Jinggoy Estrada asks court to lift freeze order on assets
MANILA, Philippines—Sen. Jose “Jinggoy” Estrada has asked the antigraft court to reverse its order to temporarily freeze his assets believed to be part of his loot in the pork barrel scam, saying he has no plans of concealing his wealth.
“Estrada has not concealed, removed or disposed of his property, nor is he about to do so,” according to his motion for reconsideration to the decision of the Sandiganbayan to garnish P183.793 million worth of his properties in a notice of writ of attachment or garnishment.
Estrada said even the Anti-Money Laundering Council (AMLC), in its report which detailed how Estrada got kickbacks from accused mastermind Janet Lim-Napoles through conduits, showed that his assets “are intact and have not been concealed or removed.”
But Estrada seemed to have forgotten to indicate that he closed down four of his bank accounts containing P76.4 million at the time the scandal erupted in the media.
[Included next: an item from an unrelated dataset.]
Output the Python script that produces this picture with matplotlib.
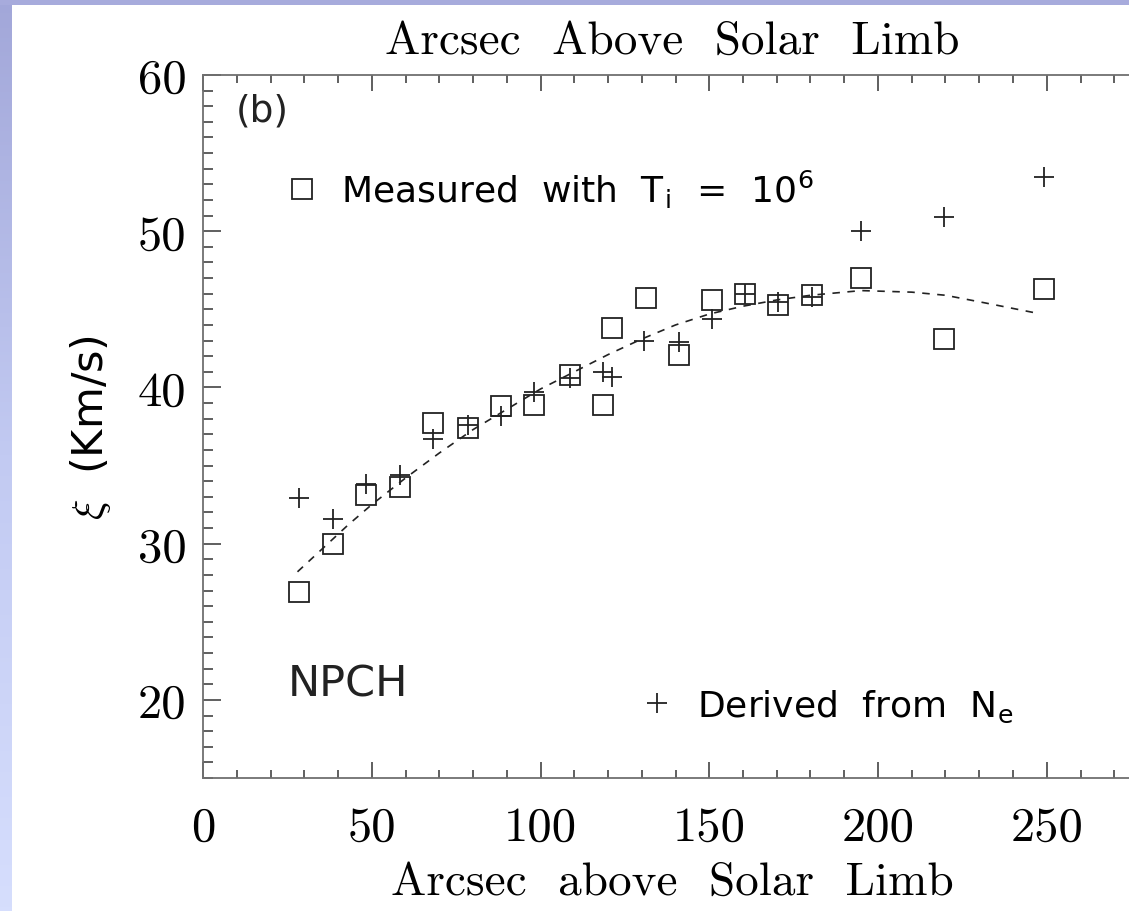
import numpy as np
import matplotlib
matplotlib.use("Agg")
import matplotlib.pyplot as plt
from matplotlib.patches import Rectangle
from matplotlib.colors import LinearSegmentedColormap
from matplotlib.lines import Line2D

# measured line widths (squares) and values derived from density (plus signs)
meas_x = [28.5, 38.4, 48.2, 58.5, 68.2, 78.5, 88.4, 98.2, 108.6, 118.4,
          121.1, 131.3, 141.1, 150.8, 160.6, 170.4, 180.3, 195.1, 219.7, 249.1]
meas_y = [26.9, 30.0, 33.1, 33.6, 37.7, 37.4, 38.8, 38.9, 40.8, 38.9,
          43.8, 45.75, 42.1, 45.6, 46.0, 45.3, 45.9, 47.0, 43.1, 46.3]

deriv_x = [28.5, 38.4, 48.2, 58.5, 68.2, 78.5, 88.4, 98.2, 108.6, 118.4,
           121.1, 130.8, 141.1, 150.7, 160.6, 170.4, 180.3, 194.9, 219.5, 249.1]
deriv_y = [32.9, 31.6, 33.8, 34.4, 36.7, 37.6, 38.2, 39.7, 40.6, 41.0,
           40.7, 43.0, 42.9, 44.4, 46.0, 45.5, 45.8, 50.0, 50.9, 53.5]

# fitted curve
fit_x = [28, 35, 43, 50, 60, 70, 80, 90, 100, 110, 120, 130, 140, 150,
         160, 170, 180, 195, 210, 220, 232, 246]
fit_y = [28.2, 29.6, 31.2, 32.5, 34.2, 35.8, 37.3, 38.6, 39.9, 41.0, 42.1,
         43.1, 44.0, 44.7, 45.2, 45.6, 45.9, 46.2, 46.1, 45.9, 45.4, 44.8]

xticks = [0, 50, 100, 150, 200, 250]
xtick_labels = ["0", "50", "100", "150", "200", "250"]
yticks = [20, 30, 40, 50, 60]
ytick_labels = ["20", "30", "40", "50", "60"]

plt.rcParams["mathtext.fontset"] = "cm"
serif = "cmr10"
sans = "DejaVu Sans"
ink = "#222222"

W, H = 1129, 912
fig = plt.figure(figsize=(W / 100, H / 100), dpi=100)
fig.patch.set_facecolor("white")

# slide border: lavender strip on top, gradient strip on the left
strip = fig.add_axes([0, 0, 12 / W, 1])
strip.set_axis_off()
cmap = LinearSegmentedColormap.from_list("edge", ["#d6defd", "#c2caf2", "#a2a7d9"])
strip.imshow(np.linspace(0, 1, 256)[:, None], aspect="auto", cmap=cmap,
             origin="lower", extent=[0, 1, 0, 1])
fig.patches.append(Rectangle((0, 1 - 6 / H), 1, 6 / H, transform=fig.transFigure,
                             facecolor="#a7abdc", edgecolor="none", zorder=5))

x_scale = 3.375
xmax = 278
ax = fig.add_axes([203 / W, 133 / H, xmax * x_scale / W, 703 / H])
ax.set_xlim(0, xmax)
ax.set_ylim(15, 60)

ax.plot(fit_x, fit_y, color=ink, lw=1.2, dashes=(4.5, 4.5))
ax.plot(meas_x, meas_y, ls="none", marker="s", ms=14, mfc="none", mec=ink, mew=1.3)
ax.plot(deriv_x, deriv_y, ls="none", marker="+", ms=14, mec=ink, mew=1.3)

for s in ax.spines.values():
    s.set_color("#707070")
    s.set_linewidth(1.3)

ax.set_xticks(xticks)
ax.set_xticklabels(xtick_labels, fontfamily=serif, fontsize=35)
ax.set_xticks(np.arange(0, xmax, 10), minor=True)
ax.set_yticks(yticks)
ax.set_yticklabels(ytick_labels, fontfamily=serif, fontsize=35)
ax.set_yticks(np.arange(15, 61, 1), minor=True)
ax.tick_params(axis="x", which="both", direction="in", top=True, color="#444444", width=1.2)
ax.tick_params(axis="x", which="major", length=11.5, pad=20)
ax.tick_params(axis="x", which="minor", length=6)
ax.tick_params(axis="y", which="both", direction="in", color="#444444", width=1.2)
ax.tick_params(axis="y", which="major", length=13, pad=12)
ax.tick_params(axis="y", which="minor", length=7)

ax.set_title("Arcsec  Above  Solar  Limb", fontfamily=serif, fontsize=34, pad=16)
ax.set_xlabel("Arcsec  above  Solar  Limb", fontfamily=serif, fontsize=34, labelpad=8)
ax.set_ylabel(r"$\xi$  (Km/s)", fontfamily=sans, fontsize=31, labelpad=18)

ax.text(0.035, 0.950, "(b)", transform=ax.transAxes, fontfamily=sans,
        fontsize=27, va="center", ha="left", color=ink)
ax.text(0.0906, 0.135, "NPCH", transform=ax.transAxes, fontfamily=sans,
        fontsize=31, va="center", ha="left", color=ink)

sq = Line2D([], [], ls="none", marker="s", ms=14, mfc="none", mec=ink, mew=1.3)
pl = Line2D([], [], ls="none", marker="+", ms=14, mec=ink, mew=1.3)
leg_kw = dict(frameon=False, loc="center left", borderpad=0, borderaxespad=0,
              handlelength=1.0, handletextpad=0.6, numpoints=1,
              prop={"family": sans, "size": 26})
leg1 = ax.legend([sq], [r"Measured  with  T$_\mathregular{i}$  =  10$^\mathregular{6}$"],
                 bbox_to_anchor=(0.0859, 0.8385), **leg_kw)
ax.add_artist(leg1)
ax.legend([pl], [r"Derived  from  N$_\mathregular{e}$"],
          bbox_to_anchor=(0.4647, 0.1024), **leg_kw)

fig.savefig("out.png", dpi=100)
The detained senator accused of plunder said these accounts were closed September 2013 or way before the case was filed against him and thus could not be used against him.
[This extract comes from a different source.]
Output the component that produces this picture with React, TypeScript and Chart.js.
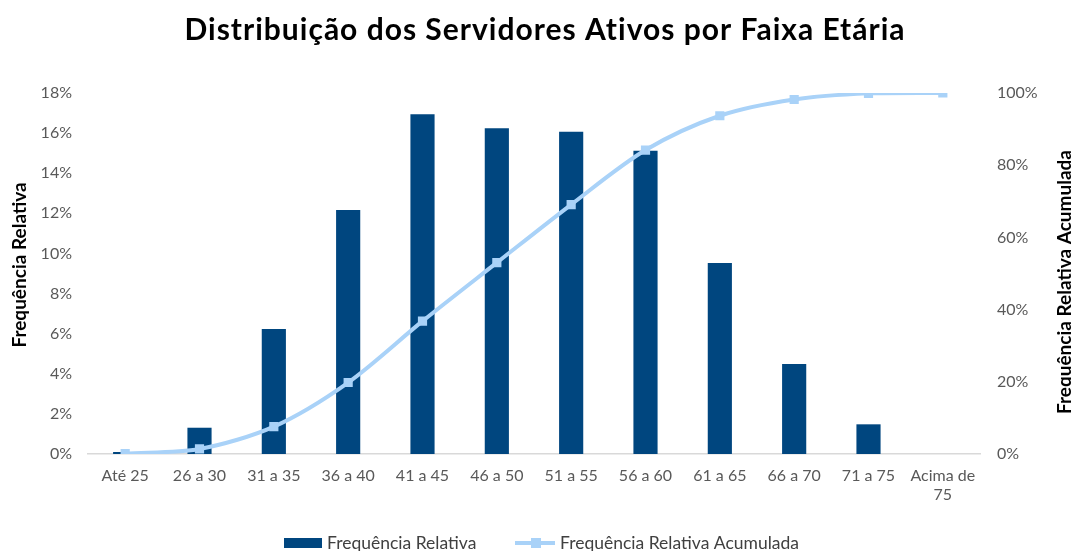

The court had agreed with the prosecution’s claim that Estrada exhibited a tendency to hide his wealth when he closed down four bank accounts.
“If four of his accounts were closed way back in September of 2013, the same cannot be taken against (him) because this case was not yet in existence at that time,” the motion said.
Estrada also said “he had all the right in the world to withdraw from, or close, said accounts without violating any existing law, rule or regulation.”
“The alleged closure of said bank accounts is not prohibited, not in violation of any law, and should not be considered a ground for the issuance of a writ of preliminary attachment or garnishment,” the motion said.
Estrada then urged the court to lift the garnishment that would attach Estrada’s assets to ensure the senator would not be able to dispose of these in the course of the proceedings.
Estrada, detained for plunder at the Philippine National Police Custodial Center, is accused of pocketing at least P183.793 million from his PDAF through ghost projects under the scheme of Napoles.
The AMLC report, the prosecution’s most explosive evidence yet pinning Estrada to the scam, detailed how Estrada’s alleged conduits Francis Yenko and Juan Ng received millions of alleged kickbacks from Napoles and her NGOs, and transferred these to the different bank accounts of Estrada.